Tout cela retrouvera ses marques rapidement. Mais il y avait de quoi être perdu en régie, car les tempos de Mark Elder, lentissimes, étaient à l’opposé de ceux, enflammés, produits par Ozawa. Les chanteurs aussi souffrirent : Larmore, exemplaire de beau chant, parce que sa Marguerite intense n’était jamais soutenue par l’orchestre ; Paul Groves, visiblement fatigué par une longue saison où Paris et Berlioz l’ont beaucoup sollicité, n’avait plus ses aigus et son médium même s’affadissait, sa ligne de chant craquait, mais là encore, le tempo du double trop lent aurait suffit à le mettre en danger. On attendait beaucoup de Ramey, Docteur en Diableries. Mais non, il fut somptueusement à contre emploi : ce Méphisto est pour Boito, pour Gounod, le diable sarcastique, ironique, hautain, littéraire de Berlioz lui échappe complètement.
Sinon le spectacle continuera à partager : nous nous y asphyxions, demandant des paysages, des contre-champ, des arrières plans, certains l’aiment farouchement, malgré ses générations de Christ en croix spontanées et son paradis Saint-sulpicien du final.
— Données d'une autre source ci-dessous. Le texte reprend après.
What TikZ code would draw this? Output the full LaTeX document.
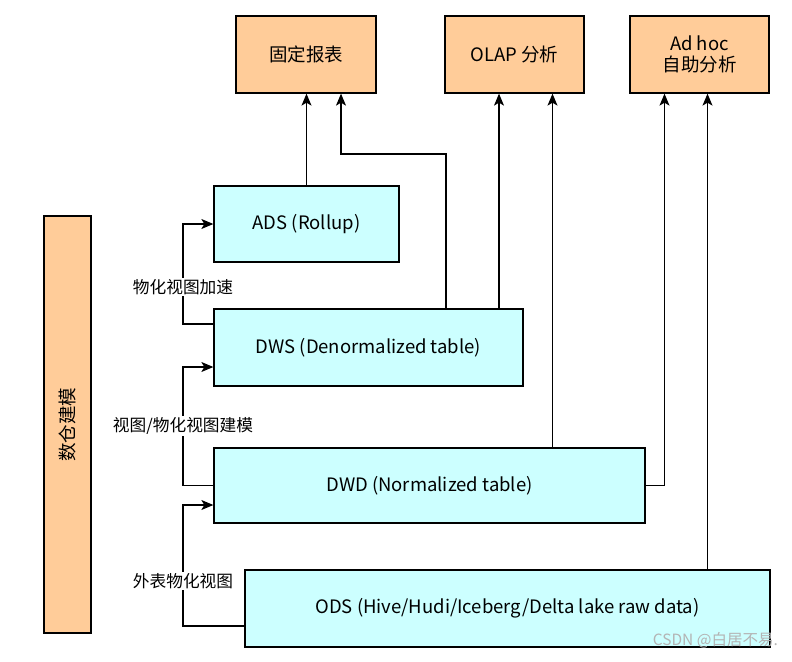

Ce sera à vous de voir, mais si par chance vous vous trouvez assis derrière le chef n’hésitez pas à lui souffler « plus vite maestro » et à lui signaler que la partition que tourne devant toute la salle le petit chœur d’alizés au cours de l’introduction n’est pas celle que l’on joue, mais sa sœur cadette, les Huit Scènes de Faust. Pour une fois qu’on pouvait lire la musique à l’Opéra, ce n’était pas la bonne. Damned !
Jean-Charles Hoffelé
Première de la Damnation de Faust d’Hector Berlioz à l’Opéra de Bastille, le 24 mai 2004, également les 27 et 30 mai, les 2, 4, 7 et 10 juin.